### WHAT YOU ARE ASKED TO DO
From the entries below, print exactly the span beginning with the line holding "Give me the" and ending with the line holding "const xTicks = [0, 24, 48, 72, 96, 120];", endpoints included, and skip any pictures.

### RECORD EXCERPTS
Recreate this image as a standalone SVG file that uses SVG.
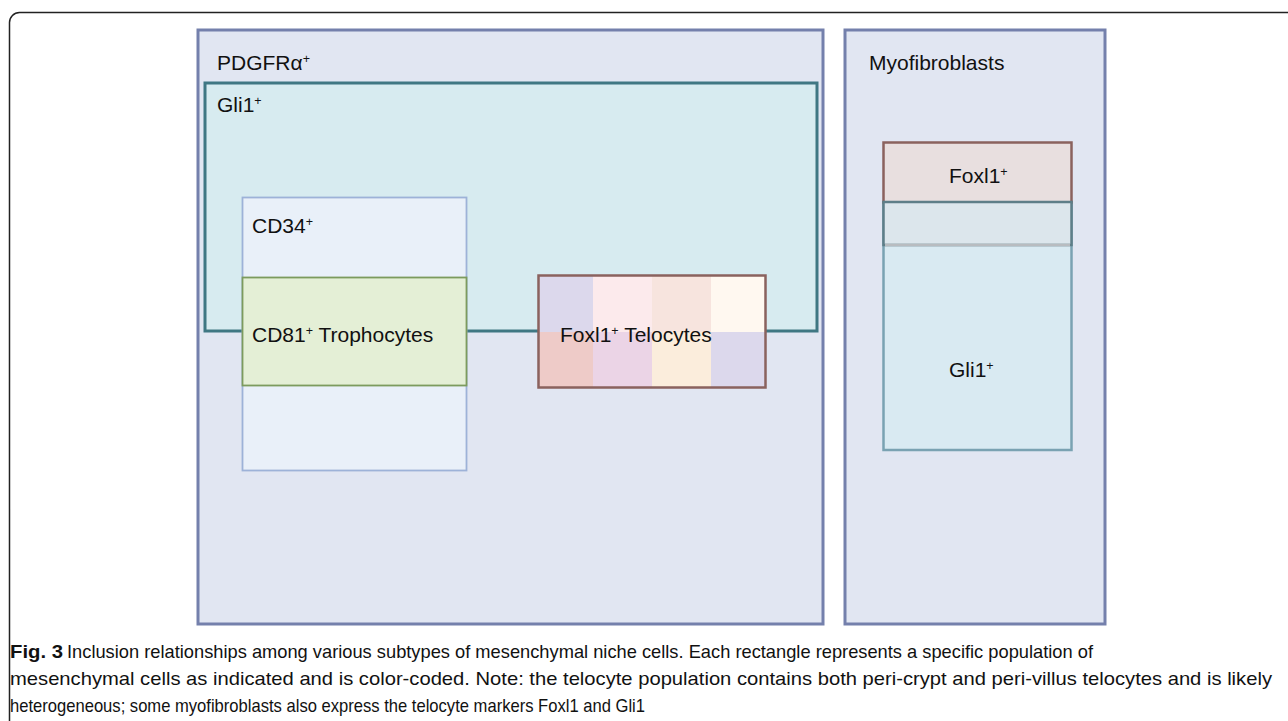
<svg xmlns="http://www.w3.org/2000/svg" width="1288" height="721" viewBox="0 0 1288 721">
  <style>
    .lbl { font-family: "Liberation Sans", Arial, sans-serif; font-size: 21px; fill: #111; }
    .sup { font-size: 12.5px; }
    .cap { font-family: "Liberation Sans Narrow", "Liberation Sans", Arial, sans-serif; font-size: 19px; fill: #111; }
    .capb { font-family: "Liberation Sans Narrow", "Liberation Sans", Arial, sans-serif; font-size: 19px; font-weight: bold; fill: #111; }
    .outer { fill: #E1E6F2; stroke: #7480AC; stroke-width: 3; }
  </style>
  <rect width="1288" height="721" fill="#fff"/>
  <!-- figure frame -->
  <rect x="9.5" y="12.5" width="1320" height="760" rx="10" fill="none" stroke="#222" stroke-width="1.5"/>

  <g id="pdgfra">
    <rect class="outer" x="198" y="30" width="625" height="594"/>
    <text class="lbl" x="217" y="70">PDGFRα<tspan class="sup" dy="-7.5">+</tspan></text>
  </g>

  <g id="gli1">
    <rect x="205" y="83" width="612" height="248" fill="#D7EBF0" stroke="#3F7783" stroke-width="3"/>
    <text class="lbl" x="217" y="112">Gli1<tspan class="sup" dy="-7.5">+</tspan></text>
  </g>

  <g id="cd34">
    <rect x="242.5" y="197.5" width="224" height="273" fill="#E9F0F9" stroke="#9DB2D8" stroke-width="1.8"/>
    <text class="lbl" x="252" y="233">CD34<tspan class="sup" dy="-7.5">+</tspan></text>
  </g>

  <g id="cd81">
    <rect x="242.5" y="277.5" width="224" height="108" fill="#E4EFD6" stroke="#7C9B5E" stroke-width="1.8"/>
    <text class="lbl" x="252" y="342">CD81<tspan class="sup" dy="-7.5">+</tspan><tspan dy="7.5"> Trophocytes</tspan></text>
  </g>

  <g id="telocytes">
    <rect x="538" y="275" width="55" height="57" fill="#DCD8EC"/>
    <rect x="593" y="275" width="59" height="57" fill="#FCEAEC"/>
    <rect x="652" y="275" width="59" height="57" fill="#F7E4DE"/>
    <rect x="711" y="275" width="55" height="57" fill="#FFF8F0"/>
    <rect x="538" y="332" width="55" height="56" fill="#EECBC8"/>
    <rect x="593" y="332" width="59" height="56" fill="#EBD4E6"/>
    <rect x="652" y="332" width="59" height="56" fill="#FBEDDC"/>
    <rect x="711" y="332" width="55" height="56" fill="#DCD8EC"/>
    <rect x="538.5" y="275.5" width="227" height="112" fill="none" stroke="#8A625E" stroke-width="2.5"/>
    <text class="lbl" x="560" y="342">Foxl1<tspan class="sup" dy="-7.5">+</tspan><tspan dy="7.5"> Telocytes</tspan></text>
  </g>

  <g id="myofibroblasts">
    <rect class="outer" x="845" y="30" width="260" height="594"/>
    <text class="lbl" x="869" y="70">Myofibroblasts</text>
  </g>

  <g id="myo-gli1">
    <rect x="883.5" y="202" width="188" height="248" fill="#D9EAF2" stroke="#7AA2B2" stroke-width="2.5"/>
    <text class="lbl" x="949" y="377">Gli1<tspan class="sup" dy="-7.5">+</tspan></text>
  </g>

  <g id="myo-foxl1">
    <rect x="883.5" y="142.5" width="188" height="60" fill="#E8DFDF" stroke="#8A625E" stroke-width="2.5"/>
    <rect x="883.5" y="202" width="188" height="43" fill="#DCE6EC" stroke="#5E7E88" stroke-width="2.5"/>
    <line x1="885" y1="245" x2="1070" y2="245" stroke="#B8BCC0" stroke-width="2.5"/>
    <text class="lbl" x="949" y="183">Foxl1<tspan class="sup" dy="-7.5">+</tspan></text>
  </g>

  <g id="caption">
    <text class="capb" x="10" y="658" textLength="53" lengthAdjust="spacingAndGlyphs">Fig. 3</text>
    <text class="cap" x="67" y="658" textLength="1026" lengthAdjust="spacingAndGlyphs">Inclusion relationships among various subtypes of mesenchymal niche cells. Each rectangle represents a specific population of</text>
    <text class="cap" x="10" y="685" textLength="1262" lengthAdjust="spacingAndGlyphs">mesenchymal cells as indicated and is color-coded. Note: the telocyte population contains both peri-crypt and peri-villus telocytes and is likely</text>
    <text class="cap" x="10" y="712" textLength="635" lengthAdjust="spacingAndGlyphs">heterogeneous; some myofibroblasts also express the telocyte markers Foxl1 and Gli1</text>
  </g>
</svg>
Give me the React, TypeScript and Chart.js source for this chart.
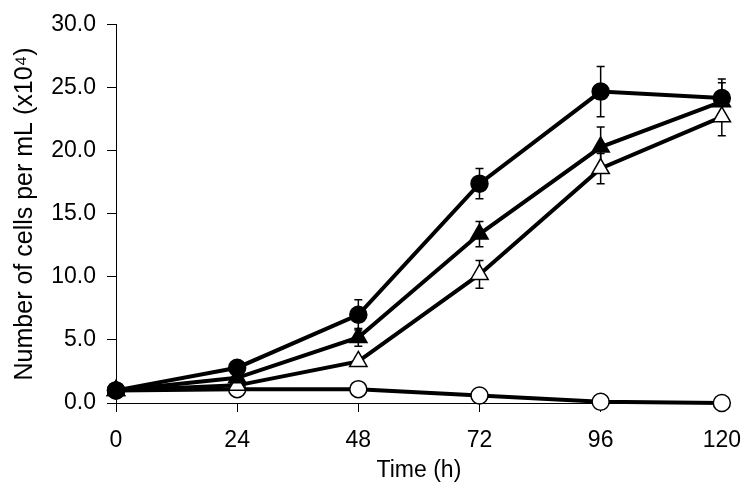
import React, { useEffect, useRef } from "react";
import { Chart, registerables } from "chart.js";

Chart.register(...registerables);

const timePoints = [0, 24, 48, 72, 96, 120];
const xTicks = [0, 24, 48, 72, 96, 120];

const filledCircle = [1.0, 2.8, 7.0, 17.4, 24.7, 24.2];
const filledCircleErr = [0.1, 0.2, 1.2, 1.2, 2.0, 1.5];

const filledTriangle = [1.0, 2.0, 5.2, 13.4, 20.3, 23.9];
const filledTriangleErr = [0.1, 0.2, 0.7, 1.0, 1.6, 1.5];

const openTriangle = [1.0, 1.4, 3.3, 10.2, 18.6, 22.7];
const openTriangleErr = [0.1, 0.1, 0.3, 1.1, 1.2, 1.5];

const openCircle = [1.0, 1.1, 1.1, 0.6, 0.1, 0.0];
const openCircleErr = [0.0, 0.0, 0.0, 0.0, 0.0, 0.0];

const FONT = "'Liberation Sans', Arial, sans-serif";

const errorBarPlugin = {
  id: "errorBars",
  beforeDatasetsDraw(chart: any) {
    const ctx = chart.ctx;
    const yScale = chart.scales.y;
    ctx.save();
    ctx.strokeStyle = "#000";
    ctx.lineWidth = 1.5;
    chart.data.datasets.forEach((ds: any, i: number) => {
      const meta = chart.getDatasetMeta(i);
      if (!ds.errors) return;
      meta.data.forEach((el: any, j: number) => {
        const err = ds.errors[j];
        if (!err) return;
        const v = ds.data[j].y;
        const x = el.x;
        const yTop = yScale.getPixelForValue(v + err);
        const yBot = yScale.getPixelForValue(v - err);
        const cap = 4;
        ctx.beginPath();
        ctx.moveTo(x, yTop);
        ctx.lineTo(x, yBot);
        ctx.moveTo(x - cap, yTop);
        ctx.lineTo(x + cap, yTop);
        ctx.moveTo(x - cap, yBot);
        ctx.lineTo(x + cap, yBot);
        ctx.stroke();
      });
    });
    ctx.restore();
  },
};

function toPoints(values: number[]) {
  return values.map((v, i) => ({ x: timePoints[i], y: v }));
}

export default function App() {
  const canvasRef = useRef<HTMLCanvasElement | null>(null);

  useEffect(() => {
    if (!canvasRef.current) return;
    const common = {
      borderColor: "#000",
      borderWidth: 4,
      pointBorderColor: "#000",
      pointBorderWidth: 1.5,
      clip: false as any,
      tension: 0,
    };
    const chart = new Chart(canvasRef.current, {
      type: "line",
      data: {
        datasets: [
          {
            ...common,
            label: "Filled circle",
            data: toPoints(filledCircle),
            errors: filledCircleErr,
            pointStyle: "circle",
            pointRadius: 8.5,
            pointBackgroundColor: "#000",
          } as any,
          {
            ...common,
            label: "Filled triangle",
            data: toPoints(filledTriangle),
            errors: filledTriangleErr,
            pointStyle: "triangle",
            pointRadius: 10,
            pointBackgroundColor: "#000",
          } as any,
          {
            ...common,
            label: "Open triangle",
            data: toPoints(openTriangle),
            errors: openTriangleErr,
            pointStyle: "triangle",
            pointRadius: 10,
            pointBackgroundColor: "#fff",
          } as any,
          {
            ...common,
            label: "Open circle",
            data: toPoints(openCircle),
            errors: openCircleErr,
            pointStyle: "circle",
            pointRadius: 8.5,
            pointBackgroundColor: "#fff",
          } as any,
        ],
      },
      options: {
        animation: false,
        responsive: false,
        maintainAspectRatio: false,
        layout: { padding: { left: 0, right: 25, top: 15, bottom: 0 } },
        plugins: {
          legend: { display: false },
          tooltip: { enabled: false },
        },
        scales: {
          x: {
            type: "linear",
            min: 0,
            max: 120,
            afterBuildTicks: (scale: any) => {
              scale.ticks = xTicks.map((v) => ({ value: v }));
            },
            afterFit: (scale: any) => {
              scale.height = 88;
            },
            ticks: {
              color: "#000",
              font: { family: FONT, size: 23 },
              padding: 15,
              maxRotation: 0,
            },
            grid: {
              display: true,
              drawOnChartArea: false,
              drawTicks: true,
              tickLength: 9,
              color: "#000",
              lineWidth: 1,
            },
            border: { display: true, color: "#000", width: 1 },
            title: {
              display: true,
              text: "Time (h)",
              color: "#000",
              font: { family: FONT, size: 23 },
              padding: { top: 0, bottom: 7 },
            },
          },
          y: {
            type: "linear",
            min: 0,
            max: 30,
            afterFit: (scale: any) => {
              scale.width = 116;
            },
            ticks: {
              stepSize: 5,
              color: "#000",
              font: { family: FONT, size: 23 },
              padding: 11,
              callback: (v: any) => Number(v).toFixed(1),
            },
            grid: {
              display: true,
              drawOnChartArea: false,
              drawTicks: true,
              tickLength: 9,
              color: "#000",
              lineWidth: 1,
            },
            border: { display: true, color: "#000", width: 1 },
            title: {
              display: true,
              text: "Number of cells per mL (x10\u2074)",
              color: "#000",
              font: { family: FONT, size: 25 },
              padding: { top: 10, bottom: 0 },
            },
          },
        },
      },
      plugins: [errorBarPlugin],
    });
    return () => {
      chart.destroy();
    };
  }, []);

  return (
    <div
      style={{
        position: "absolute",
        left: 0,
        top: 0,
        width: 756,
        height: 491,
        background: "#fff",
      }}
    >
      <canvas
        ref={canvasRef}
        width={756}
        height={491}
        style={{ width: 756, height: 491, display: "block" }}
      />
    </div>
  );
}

### EXERCISE ANSWER
Give me the React, TypeScript and Chart.js source for this chart.
import React, { useEffect, useRef } from "react";
import { Chart, registerables } from "chart.js";

Chart.register(...registerables);

const timePoints = [0, 24, 48, 72, 96, 120];
const xTicks = [0, 24, 48, 72, 96, 120];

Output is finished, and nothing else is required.